Дарование само по себе измеряется основательностью жизненной позиции, глубиной корней, какие могут быть, конечно, и у человека, творческого дарования лишенного, однако дарования без корней не существует. Точнее, такая литературная способность без корней и выражается поверхностно. На большее она не способна. Случайный, как бы нахватанный материал так и остается, так и выглядит нахватанным. Стивенсон проверил это на собственном опыте, на всем том опыте, который он, помимо опыта органического, старался экспериментально освоить.
В «Острове сокровищ» мы не чувствуем ни нахватанности, ни даже заимствований, хотя уже эта книга почти целиком вычитана: от острова до попугая, которого вместо «Бедный Робин Крузо!» научили кричать «Пиастры! Пиастры!» (У Робинзона только что карты не было, зато она имелась у Гулливера.) Но в том-то и дело, что Стивенсон не нахватал все вдруг, откуда попало, а глубоко знал, содержал этот книжно-вымышленный мир в своем сознании. Пусть он, подобно Дефо и Робинзону, изменил до известной степени семейной традиции и, вопреки желанию отца, не стал строителем маяков, однако о бурях и рифах пишет он пером потомственно морского человека. Отсюда и черпает убедительность «правдивая ложь».
«Мама, — сказал однажды маленький Стивенсон, подойдя к матери с каким-то собственным рисунком, — тело я уже нарисовал. Хочешь, я теперь нарисую душу?» Этот мальчик, когда вырос (на «Робинзоне Крузо»), и написал «Остров сокровищ». Но когда тот же мальчик, сделавшись взрослым, пробовал робинзонить, из него получался не путешественник-первооткрыватель, а в лучшем случае турист. На таком искусственно сочиненном пути его подстерегали реальные опасности, был даже риск для жизни, и все же изначальная надуманность сказывалась и само страдание получалось всего лишь экспериментом.

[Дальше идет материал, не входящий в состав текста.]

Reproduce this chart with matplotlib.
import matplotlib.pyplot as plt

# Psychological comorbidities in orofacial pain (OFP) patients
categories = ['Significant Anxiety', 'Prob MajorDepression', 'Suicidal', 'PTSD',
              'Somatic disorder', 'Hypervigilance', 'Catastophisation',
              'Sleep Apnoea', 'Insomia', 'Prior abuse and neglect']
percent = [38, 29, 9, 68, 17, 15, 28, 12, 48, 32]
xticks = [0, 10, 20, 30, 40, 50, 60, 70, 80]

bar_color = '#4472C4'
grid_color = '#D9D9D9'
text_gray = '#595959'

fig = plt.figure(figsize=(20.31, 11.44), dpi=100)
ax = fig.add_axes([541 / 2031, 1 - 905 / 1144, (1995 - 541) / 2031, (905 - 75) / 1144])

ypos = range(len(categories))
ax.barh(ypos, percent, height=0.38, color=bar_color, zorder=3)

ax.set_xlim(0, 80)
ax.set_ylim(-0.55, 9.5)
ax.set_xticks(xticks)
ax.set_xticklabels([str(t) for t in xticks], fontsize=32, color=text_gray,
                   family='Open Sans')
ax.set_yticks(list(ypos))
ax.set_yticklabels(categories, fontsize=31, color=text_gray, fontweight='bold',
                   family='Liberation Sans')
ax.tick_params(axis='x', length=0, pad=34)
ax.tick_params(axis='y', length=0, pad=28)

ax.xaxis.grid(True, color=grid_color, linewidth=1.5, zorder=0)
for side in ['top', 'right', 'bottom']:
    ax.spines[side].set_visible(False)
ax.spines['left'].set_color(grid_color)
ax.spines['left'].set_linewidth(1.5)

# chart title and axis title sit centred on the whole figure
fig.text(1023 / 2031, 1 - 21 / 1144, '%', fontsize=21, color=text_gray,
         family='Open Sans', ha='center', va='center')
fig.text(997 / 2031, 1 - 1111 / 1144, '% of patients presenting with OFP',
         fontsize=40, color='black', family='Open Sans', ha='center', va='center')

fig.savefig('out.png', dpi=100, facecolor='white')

Вот он, «эмигрант-любитель» (так у Стивенсона названа целая книжка), плывет в Америку с настоящими переселенцами. Он разделяет с ними, казалось бы, все тяготы пути и все-таки лишь играет в «тяжелое плавание». Как человеку болезненному и слабому физически, эмигранту-любителю приходится, может быть, даже тяжелее, чем эмигрантам поневоле. А все-таки это судьба для них, для него игра, они живут, он экспериментирует, И (к чести Стивенсона, надо сказать) видит разницу, Стивенсон писал о своих спутниках: «Такие жизни обладают в своих масштабах притягательностью „Робинзона Крузо“, ибо все в них голос самой судьбы и жизнь человеческая открывается во всей своей обнаженности, до крайних пределов своей сущности».